Distributed computing frameworks are designed to handle large data sets across a cluster of computers or nodes.

Generally, the types of big data are: Structured Data, Unstructured Data and Semi-Structured Data.
Structured Data is highly organized and is typically stored in relational databases or tabular formats where data elements are organized into rows and columns.
Unstructured Data lacks a specific structure or format and includes text, images, audio, and video content.
Semi-Structured Data has some level of structure but does not conform to a rigid schema. It is often tagged or labeled, making it easier to parse and query.

There are four primary types of data processing: Batch processing, Real-time processing, Stream processing, Interactive processing.
Batch processing involves collecting, processing, and storing a large volume of data over a period of time.
Real-time processing involves handling data as it is generated or received.
Stream processing focuses on handling continuous streams of data. It involves the real-time analysis and transformation of data as it flows through a system.
Interactive processing involves handling user requests for data in real time or near real time.

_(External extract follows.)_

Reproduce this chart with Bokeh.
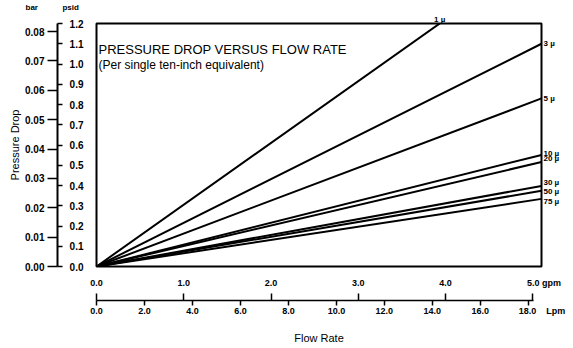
from bokeh.plotting import figure
from bokeh.models import (Range1d, LinearAxis, FixedTicker, PrintfTickFormatter,
                          Label, Title)
from bokeh.embed import file_html
from bokeh.resources import INLINE

# ---------------- data ----------------
flow_gpm = [0.0, 5.1]                       # flow at origin and at right frame edge
filters = ["1 µ", "3 µ", "5 µ", "10 µ", "20 µ", "30 µ", "50 µ", "75 µ"]
dp_1 = [0.0, 1.556]
dp_3 = [0.0, 1.10]
dp_5 = [0.0, 0.83]
dp_10 = [0.0, 0.551]
dp_20 = [0.0, 0.516]
dp_30 = [0.0, 0.398]
dp_50 = [0.0, 0.374]
dp_75 = [0.0, 0.334]
series = [dp_1, dp_3, dp_5, dp_10, dp_20, dp_30, dp_50, dp_75]

psid_ticks = [0.0, 0.1, 0.2, 0.3, 0.4, 0.5, 0.6, 0.7, 0.8, 0.9, 1.0, 1.1, 1.2]
bar_ticks = [0.00, 0.01, 0.02, 0.03, 0.04, 0.05, 0.06, 0.07, 0.08]
gpm_ticks = [0.0, 1.0, 2.0, 3.0, 4.0, 5.0]
lpm_ticks = [0.0, 2.0, 4.0, 6.0, 8.0, 10.0, 12.0, 14.0, 16.0, 18.0]
PSI_PER_BAR = 14.5038

# ---------------- layout / style ----------------
GPM_END = 5.1
PSI_END = 1.2
LPM_END = 18.55
FONT = "Liberation Sans"
NB = "\u00a0"

p = figure(width=571, height=346, x_range=Range1d(0, GPM_END), y_range=Range1d(0, PSI_END),
           output_backend="svg", toolbar_location=None,
           x_axis_location=None, y_axis_location=None,
           min_border_left=96, min_border_right=30, min_border_top=22, min_border_bottom=80)
p.grid.visible = False
p.outline_line_color = "black"
p.outline_line_width = 2
p.background_fill_color = "white"
p.border_fill_color = "white"

def label_style(size="10px", bold=True):
    return dict(major_label_text_font=FONT,
                major_label_text_font_style="bold" if bold else "normal",
                major_label_text_font_size=size, major_label_text_color="black")

bare = dict(axis_line_color=None, major_tick_line_color=None, minor_tick_line_color=None,
            major_tick_out=0, major_tick_in=0, minor_tick_out=0, minor_tick_in=0)

# psid labels (inner left axis: labels only, with a small spacer label)
ax_psid = LinearAxis(ticker=FixedTicker(ticks=psid_ticks),
                     formatter=PrintfTickFormatter(format="%.1f"),
                     major_label_standoff=13,
                     axis_label=" ", axis_label_standoff=0, axis_label_text_font_size="6px",
                     **bare, **label_style("10px"))
p.add_layout(ax_psid, "left")

# bar axis (outer left axis; its minor ticks mark the psid values)
p.extra_y_ranges = {"bar": Range1d(0, PSI_END / PSI_PER_BAR)}
ax_bar = LinearAxis(y_range_name="bar",
                    ticker=FixedTicker(ticks=bar_ticks,
                                       minor_ticks=[t / PSI_PER_BAR for t in psid_ticks]),
                    formatter=PrintfTickFormatter(format="%.2f"),
                    bounds=(0, PSI_END / PSI_PER_BAR),
                    axis_line_width=2, axis_line_color="black",
                    major_tick_out=10, major_tick_in=0, major_tick_line_width=1.5,
                    minor_tick_in=5, minor_tick_out=0, minor_tick_line_width=1.5,
                    minor_tick_line_color="black",
                    major_label_standoff=3,
                    axis_label="Pressure Drop", axis_label_standoff=1,
                    axis_label_text_font=FONT, axis_label_text_font_style="normal",
                    axis_label_text_font_size="11px", axis_label_text_color="black",
                    **label_style("10px"))
p.add_layout(ax_bar, "left")

# gpm labels (inner bottom axis: labels only, with spacer label)
gpm_over = {gpm_ticks[-1]: NB * 9 + "%.1f" % gpm_ticks[-1] + NB + "gpm"}
ax_gpm = LinearAxis(ticker=FixedTicker(ticks=gpm_ticks),
                    formatter=PrintfTickFormatter(format="%.1f"),
                    major_label_overrides=gpm_over,
                    major_label_standoff=11,
                    axis_label=" ", axis_label_standoff=0, axis_label_text_font_size="7px",
                    **bare, **label_style("9px"))
p.add_layout(ax_gpm, "below")

# Lpm axis (outer bottom axis; its minor ticks mark the gpm values)
p.extra_x_ranges = {"lpm": Range1d(0, LPM_END)}
lpm_over = {lpm_ticks[-1]: NB * 11 + "%.1f" % lpm_ticks[-1] + NB * 4 + "Lpm"}
ax_lpm = LinearAxis(x_range_name="lpm",
                    ticker=FixedTicker(ticks=lpm_ticks,
                                       minor_ticks=[g * LPM_END / GPM_END for g in gpm_ticks]),
                    formatter=PrintfTickFormatter(format="%.1f"),
                    major_label_overrides=lpm_over,
                    bounds=(0, 18.2),
                    axis_line_width=1.5, axis_line_color="black",
                    major_tick_out=5, major_tick_in=0, major_tick_line_width=1.5,
                    minor_tick_in=7, minor_tick_out=0, minor_tick_line_width=1.5,
                    minor_tick_line_color="black",
                    major_label_standoff=0,
                    axis_label="Flow Rate", axis_label_standoff=13,
                    axis_label_text_font=FONT, axis_label_text_font_style="normal",
                    axis_label_text_font_size="11px", axis_label_text_color="black",
                    **label_style("9px"))
p.add_layout(ax_lpm, "below")

# series names at the right end of each line (right axis, labels only)
label_nudge = [0.0, 0.0, 0.005, 0.015, 0.015, -0.005, -0.014]
right_ticks = [round(s[-1] + d, 4) for s, d in zip(series[1:], label_nudge)]
ax_right = LinearAxis(ticker=FixedTicker(ticks=right_ticks),
                      major_label_overrides={t: n for t, n in zip(right_ticks, filters[1:])},
                      major_label_standoff=2,
                      **bare, **label_style("8px"))
p.add_layout(ax_right, "right")

# "1 µ" where that line leaves through the top of the frame (top axis, label only)
cross_1 = round(PSI_END * flow_gpm[-1] / dp_1[-1], 4)
ax_top = LinearAxis(ticker=FixedTicker(ticks=[cross_1]),
                    major_label_overrides={cross_1: filters[0]},
                    major_label_standoff=0,
                    **bare, **label_style("8px"))
p.add_layout(ax_top, "above")

# unit captions above the two left scales
p.add_layout(Title(text="bar" + NB * 11 + "psid", align="left", offset=-71, standoff=0,
                   text_font=FONT, text_font_style="bold", text_font_size="8px",
                   text_color="black"), "above")

# lines
for dp in series:
    p.line(flow_gpm, dp, line_color="black", line_width=2)

# titles inside the frame
p.add_layout(Label(x=0.023, y=1.071, text="PRESSURE DROP VERSUS FLOW RATE",
                   text_align="left", text_baseline="alphabetic",
                   text_font=FONT, text_font_size="13px", text_color="black"))
p.add_layout(Label(x=0.023, y=0.996, text="(Per single ten-inch equivalent)",
                   text_align="left", text_baseline="alphabetic",
                   text_font=FONT, text_font_size="12px", text_color="black"))

open("out.html", "w").write(file_html(p, INLINE))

The “5 V's” of big data are: Volume, Velocity, Variety, Veracity and Value.
Volume refers to the sheer size or quantity of data. Big data often involves massive volumes of data that exceed the capacity of traditional data storage and processing systems.
Velocity represents the speed at which data is generated, collected, and processed.
Variety refers to the diverse types and formats of data.
Veracity relates to the quality and trustworthiness of data.
Value represents the ultimate goal of big data analysis—to derive meaningful insights and value from the data.